Мне трудно говорить именно потому, что слова глохнут от страшной боли твоей, против которой, вернее, против ширины ее, нет как будто возражений, нет достаточно ярких и прямых опровержений возможности ее существования.
Июль начинается таким, как помнит его детство: солнечным, густым, пахучим, ярким. Теперь наливается рожь, и девушки гадают на колосьях о любимых. Очень хорошо пробежаться босыми ногами по росному саду, посидеть вечером с пряным запахом опьяняющих копен сена. Где-то уже повернулись к солнцу краснеющими бочками вишни, и у изб пахнет мятой и огуречной зеленью. В это время деревни спят — сон спокоен, тих, радостен: день был полон усталостью и трудом. Жизнь дышит спокойно, ровно. Если теперь пройти к лугам за старыми вербами — выдаст себя негромким журчанием река. В темных заводях тихо. Плещутся тяжелые сомы — завтра будет ведро. Все это можно почувствовать и на Гоголевском бульваре. Мысли, несколько несвойственные москвичу, в меру одинокому, в меру довольному и в меру работающему. Работа — это хорошо. Будь она несколько веселее, скажем, если бы случались разъезды — было бы совсем недурно. Это — сегодня. А завтра? Завтра определяется чувством, сознанием необходимости существования, оправдываемого тем, что работа твоя «песчинки малой» сливается в гармоничное целое с усилиями строящегося и возводящего мир коллектива.
Да здравствует завтра! Жизнь страны такова, что завтра лучше и шире, чем сегодня. Это и есть в каждом дне роста, перехода в новое.
Слова твои. Отрывки мыслей. И желания. Очень ярко и очень больно. Я многого не понимаю. Это не нужно тебе. Но я знаю, что ты выздоравливаешь. Я редко тебя вижу, редко говорю с тобой. Даже через провода. Почему? Бегу, боюсь боли для себя? Нет. Пока будет твоя боль, мне будет больно, даже если ты не покажешь ее.
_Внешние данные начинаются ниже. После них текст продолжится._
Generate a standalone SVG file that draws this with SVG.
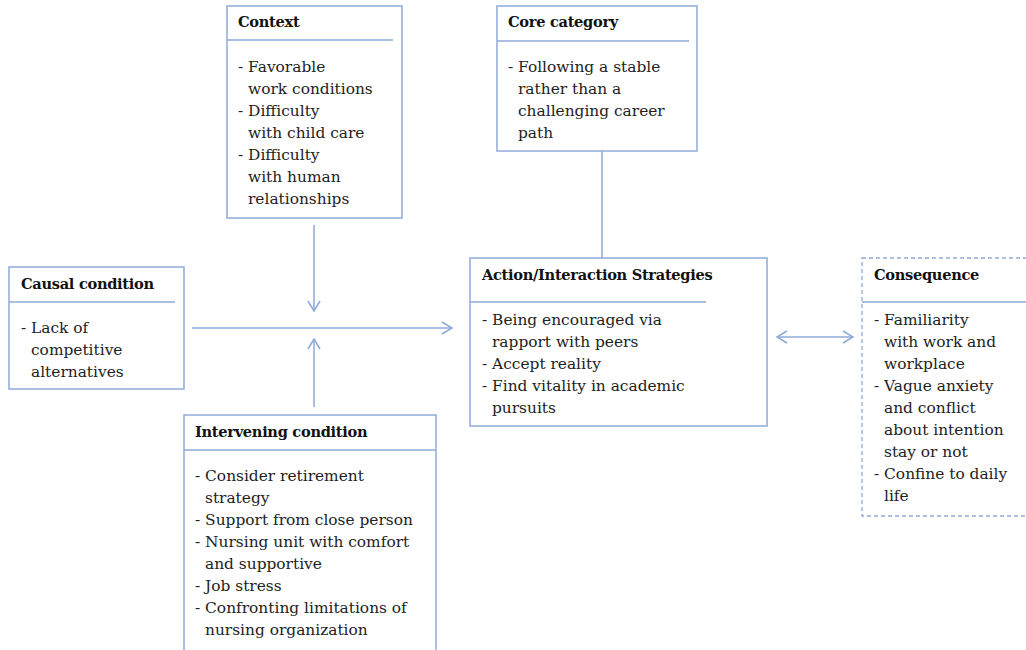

Хорошо знаю боль и потому чувствую минуты, когда тебе тяжело. Видно, даже тогда, когда тебе просто нужно чье-нибудь присутствие, безотносительно, как ты говоришь, — даже тогда я самый нежелательный собеседник. Это явствует из нашего «кухонного» разговора. Поэтому лучше говорить через бумагу: она отражает то, что есть сегодня, не напоминая ни обширного тяжелого, ни крупинок хорошего.
Да, ты выздоравливаешь. В листах, исписанных твоей рукою, я чувствую это. И нужно выздороветь физически. Тогда все, что кажется сейчас недостижимым,незаконным, «ограниченным координатами», как говоришь, встанет перед тобой единственно настоящим, и человек, который будет около тебя, как ты хочешь, будет дорогим.
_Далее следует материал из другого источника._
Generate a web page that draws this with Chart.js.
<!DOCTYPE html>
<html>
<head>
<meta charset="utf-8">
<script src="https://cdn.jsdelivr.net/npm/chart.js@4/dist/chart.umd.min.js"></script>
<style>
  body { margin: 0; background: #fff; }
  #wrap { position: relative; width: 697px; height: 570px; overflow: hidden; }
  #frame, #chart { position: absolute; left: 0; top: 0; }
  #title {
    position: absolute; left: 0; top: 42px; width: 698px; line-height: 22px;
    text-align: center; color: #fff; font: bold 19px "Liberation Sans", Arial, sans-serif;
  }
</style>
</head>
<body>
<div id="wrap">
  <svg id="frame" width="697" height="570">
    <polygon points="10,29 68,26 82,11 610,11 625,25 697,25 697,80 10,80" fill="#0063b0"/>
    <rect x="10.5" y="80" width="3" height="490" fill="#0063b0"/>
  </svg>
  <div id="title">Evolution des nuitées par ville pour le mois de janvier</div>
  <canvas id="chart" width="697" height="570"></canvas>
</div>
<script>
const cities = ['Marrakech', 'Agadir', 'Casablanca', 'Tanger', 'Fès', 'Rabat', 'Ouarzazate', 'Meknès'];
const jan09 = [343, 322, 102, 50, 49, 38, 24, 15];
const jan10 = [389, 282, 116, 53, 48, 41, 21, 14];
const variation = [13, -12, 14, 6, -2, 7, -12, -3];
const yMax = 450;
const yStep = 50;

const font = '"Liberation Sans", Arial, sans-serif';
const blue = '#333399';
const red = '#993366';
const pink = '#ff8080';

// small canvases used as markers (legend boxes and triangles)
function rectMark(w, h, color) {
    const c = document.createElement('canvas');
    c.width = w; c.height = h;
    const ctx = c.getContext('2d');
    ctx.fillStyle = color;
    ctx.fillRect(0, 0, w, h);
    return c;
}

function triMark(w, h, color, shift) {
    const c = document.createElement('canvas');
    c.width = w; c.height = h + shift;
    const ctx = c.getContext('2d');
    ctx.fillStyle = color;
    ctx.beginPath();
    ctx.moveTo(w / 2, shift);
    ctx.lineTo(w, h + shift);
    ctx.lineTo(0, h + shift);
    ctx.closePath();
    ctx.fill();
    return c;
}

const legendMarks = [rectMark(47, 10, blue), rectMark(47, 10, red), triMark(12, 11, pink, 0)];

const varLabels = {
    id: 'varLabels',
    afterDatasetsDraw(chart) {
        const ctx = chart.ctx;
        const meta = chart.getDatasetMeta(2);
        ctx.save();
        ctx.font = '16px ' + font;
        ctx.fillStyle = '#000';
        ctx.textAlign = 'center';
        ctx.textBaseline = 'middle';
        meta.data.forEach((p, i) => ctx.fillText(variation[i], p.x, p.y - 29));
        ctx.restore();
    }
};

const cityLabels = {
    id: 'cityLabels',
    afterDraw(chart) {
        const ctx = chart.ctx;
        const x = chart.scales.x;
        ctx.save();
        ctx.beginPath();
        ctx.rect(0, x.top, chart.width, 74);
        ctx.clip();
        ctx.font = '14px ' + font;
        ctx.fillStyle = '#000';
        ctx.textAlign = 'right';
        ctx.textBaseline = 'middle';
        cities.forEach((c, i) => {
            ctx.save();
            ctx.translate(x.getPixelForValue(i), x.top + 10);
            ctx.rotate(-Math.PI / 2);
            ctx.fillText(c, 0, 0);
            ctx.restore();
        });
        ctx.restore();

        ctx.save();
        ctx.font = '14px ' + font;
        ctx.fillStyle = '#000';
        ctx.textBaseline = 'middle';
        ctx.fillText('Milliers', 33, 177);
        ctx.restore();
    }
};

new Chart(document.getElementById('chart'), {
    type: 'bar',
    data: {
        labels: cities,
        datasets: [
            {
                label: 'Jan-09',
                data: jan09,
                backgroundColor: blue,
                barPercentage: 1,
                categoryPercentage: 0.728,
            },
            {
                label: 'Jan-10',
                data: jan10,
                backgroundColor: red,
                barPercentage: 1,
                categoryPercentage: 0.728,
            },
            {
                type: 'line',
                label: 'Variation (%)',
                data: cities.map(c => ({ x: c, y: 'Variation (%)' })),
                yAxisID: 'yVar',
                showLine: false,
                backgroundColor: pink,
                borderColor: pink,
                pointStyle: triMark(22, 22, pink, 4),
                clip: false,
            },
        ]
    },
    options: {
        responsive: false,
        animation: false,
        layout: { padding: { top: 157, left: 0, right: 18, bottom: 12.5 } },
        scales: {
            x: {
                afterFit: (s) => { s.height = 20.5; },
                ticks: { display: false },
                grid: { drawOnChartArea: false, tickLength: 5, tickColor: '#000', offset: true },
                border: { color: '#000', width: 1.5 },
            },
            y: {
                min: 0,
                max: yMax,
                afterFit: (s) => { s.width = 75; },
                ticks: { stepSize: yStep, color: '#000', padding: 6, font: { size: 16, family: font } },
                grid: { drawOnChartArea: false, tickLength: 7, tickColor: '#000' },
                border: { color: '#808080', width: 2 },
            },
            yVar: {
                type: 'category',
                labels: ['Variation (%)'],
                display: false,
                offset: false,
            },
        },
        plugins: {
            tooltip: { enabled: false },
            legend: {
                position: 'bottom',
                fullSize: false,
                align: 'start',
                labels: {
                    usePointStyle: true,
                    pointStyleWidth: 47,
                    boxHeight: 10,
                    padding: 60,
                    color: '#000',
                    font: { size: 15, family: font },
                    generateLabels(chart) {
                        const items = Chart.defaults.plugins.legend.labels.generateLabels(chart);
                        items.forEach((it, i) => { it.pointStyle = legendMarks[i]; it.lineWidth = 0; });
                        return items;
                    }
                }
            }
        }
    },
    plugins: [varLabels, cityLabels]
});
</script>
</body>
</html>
Я говорил тебе о своем состоянии. Оно пришло не просто, я добился прежде всего здоровья, упорным лечением, наблюдением, я сбросил все мучавшие недуги, и тогда душу, оказалось, легче привести в порядок. Еще несколько месяцев на ремонт легких, и я буду совсем здоров.
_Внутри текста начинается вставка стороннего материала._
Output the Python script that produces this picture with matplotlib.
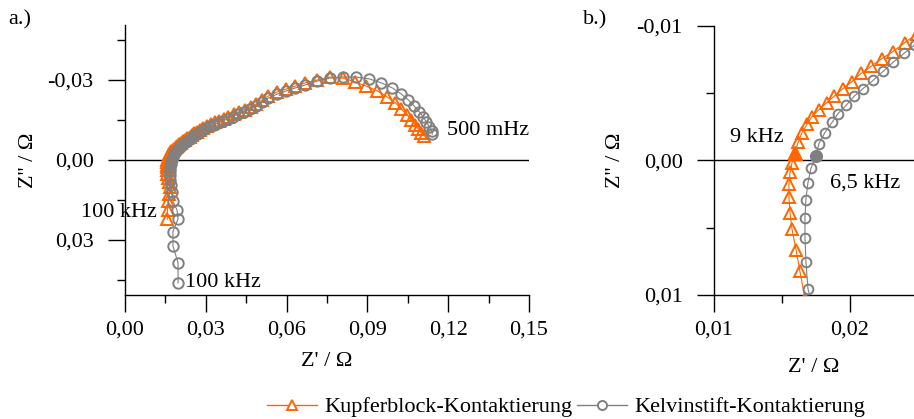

Говоря откровенно, без помощи людской я не обошелся. Но я не искал ее. Просто есть люди, хорошо понимающие и правильно реагирующие на меня, хотя бы вниманием. Ты этого, конечно, не лишена. И цветы — признак этого внимания — это не похороны. Я рад, что их у тебя много. У меня они не живут, но когда они свежи — можно разговаривать, как с живыми. Это очень яркая частица жизни.